The challenge of litigation funding: Swiss Re sponsors international conference at Oxford

The political objective of facilitating access to justice by means of instruments of collective redress is contingent upon funding. Given the evident lack of public funding which results from the precarious state of public finances in many countries, the only plausible source of funding can be private. This raises the challenge of how private litigation funding should be regulated so as to prevent conflicts of interest and discourage unmeritorious claims.

Both at EU and at member state level, the introduction of instruments of collective redress is high on the agenda. Driven mainly by consumer protection interests, various legislative projects are currently under way. Italy introduced a new law on consumer class action in 2010. Poland also enacted a class action law in 2010, while draft legislation is prepared in Belgium.
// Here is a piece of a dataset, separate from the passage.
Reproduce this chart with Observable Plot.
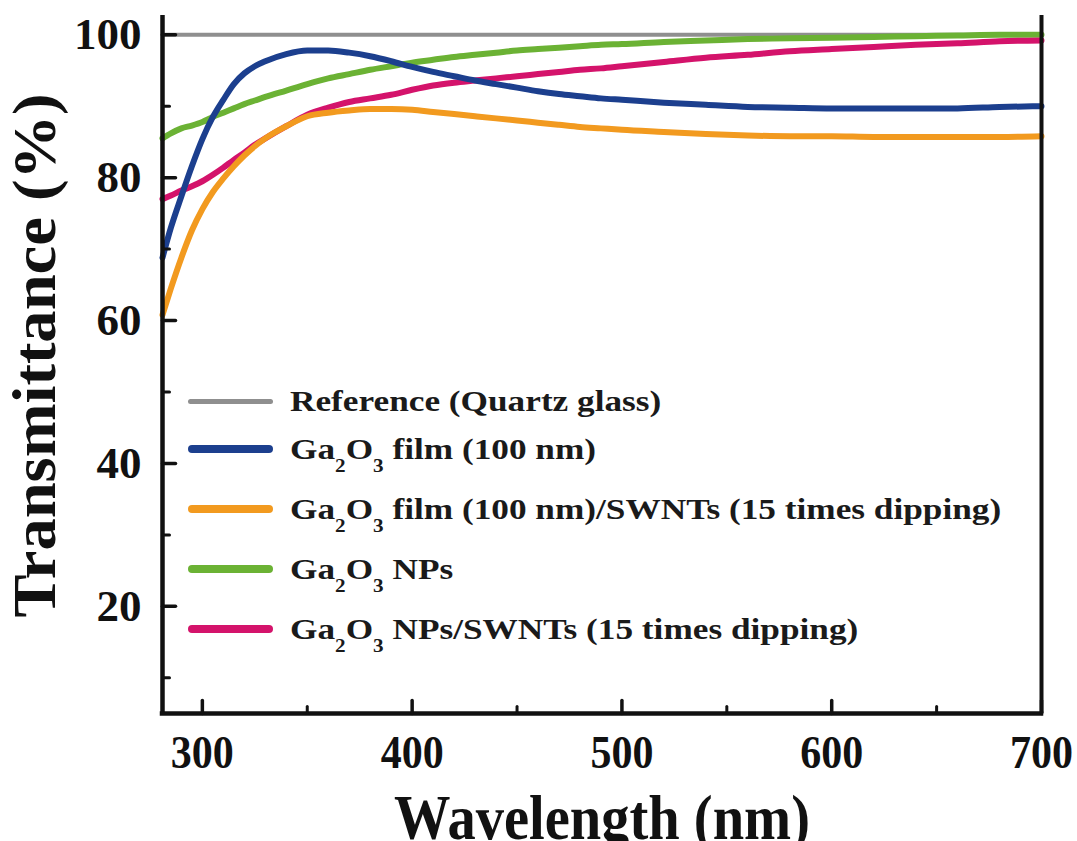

In this context, litigation funding is a key issue. Against the background of the well-known distortions and the overall cost that private litigation funding has caused in the United States, all stakeholders in Europe have a common interest in a regulation of private litigation funding that provides for adequate and effective safeguards against colliding interests and abuse.


Independent academic research to inform legislative debates

On 19 May 2010, a group of eminent experts gathered at Oxford University to discuss the challenges of private litigation funding. Swiss Re supports academic research into the implications of collective redress for companies and insurers. Such research adds value to the political and legislative debates and is crucial in identifying criteria that are critical for a balanced approach to collective redress. The Centre for Socio-Legal Studies at Oxford University provided the ideal platform to address these key policy issues with speakers from government, academia, legal practice, consumers and industry. Robert Hammesfahr, Managing Director and Executive Claims Expert provided the reinsurer’s perspective.


Risks connected with litigation funding

Some key points emerged from the discussion:

  • Third party funding clearly has a potential to encourage weak or frivolous collective litigation.
  • Such funding of collective litigation should therefore not be expanded in new countries. In countries where it is already available, it must be subject to effective regulation and thus be controlled and contained. In particular, any mechanism must me opposed that establishes in Europe attorney fees as a percentage of the plaintiff’s award as in US-style contingency fees;
  • The well-established “loser pays” rule must be upheld, and rules must be defined that ensure that, however funded, unsuccessful litigants have the means, if necessary, to meet the cost of reimbursing the winning party’s costs;
  • Effective safeguards must accompany any third party funding process.


Attractiveness of Alternative Dispute Resolution

As Robert Hammesfahr points out, from a reinsurer’s perspective, litigation funding is a double-edged sword. Therefore, he says, “insurers and reinsurers should have a keen interest in the development of responsible third party litigation financing. The separation of litigation finance from provision of legal services is new and developing. Formal supervision of litigation finance providers - the funders - will be important to protect the integrity of the judicial process, to address conflicts of interest  and to avoid litigation abuses”.  

Thus, while we acknowledge that sources of funding must be found if the goal of improved access to justice is to be reached, it is also clear, that neither companies nor consumers or legislators can have an interest in a framework that bears the risk of deviation or abuse. The way out may lie in an approach that favours out-of-court-based mechanisms – so-called Alternative Dispute Resolution (ADR), which in many cases may serve the goal of providing a working avenue towards resolution and redress, while at the same time being both less costly and substantiall faster than court-based actions.

In its effort to promote a balanced approach to collective redress, Swiss Re therefore advocates the consideration of ADR at the same level as court-based mechanisms.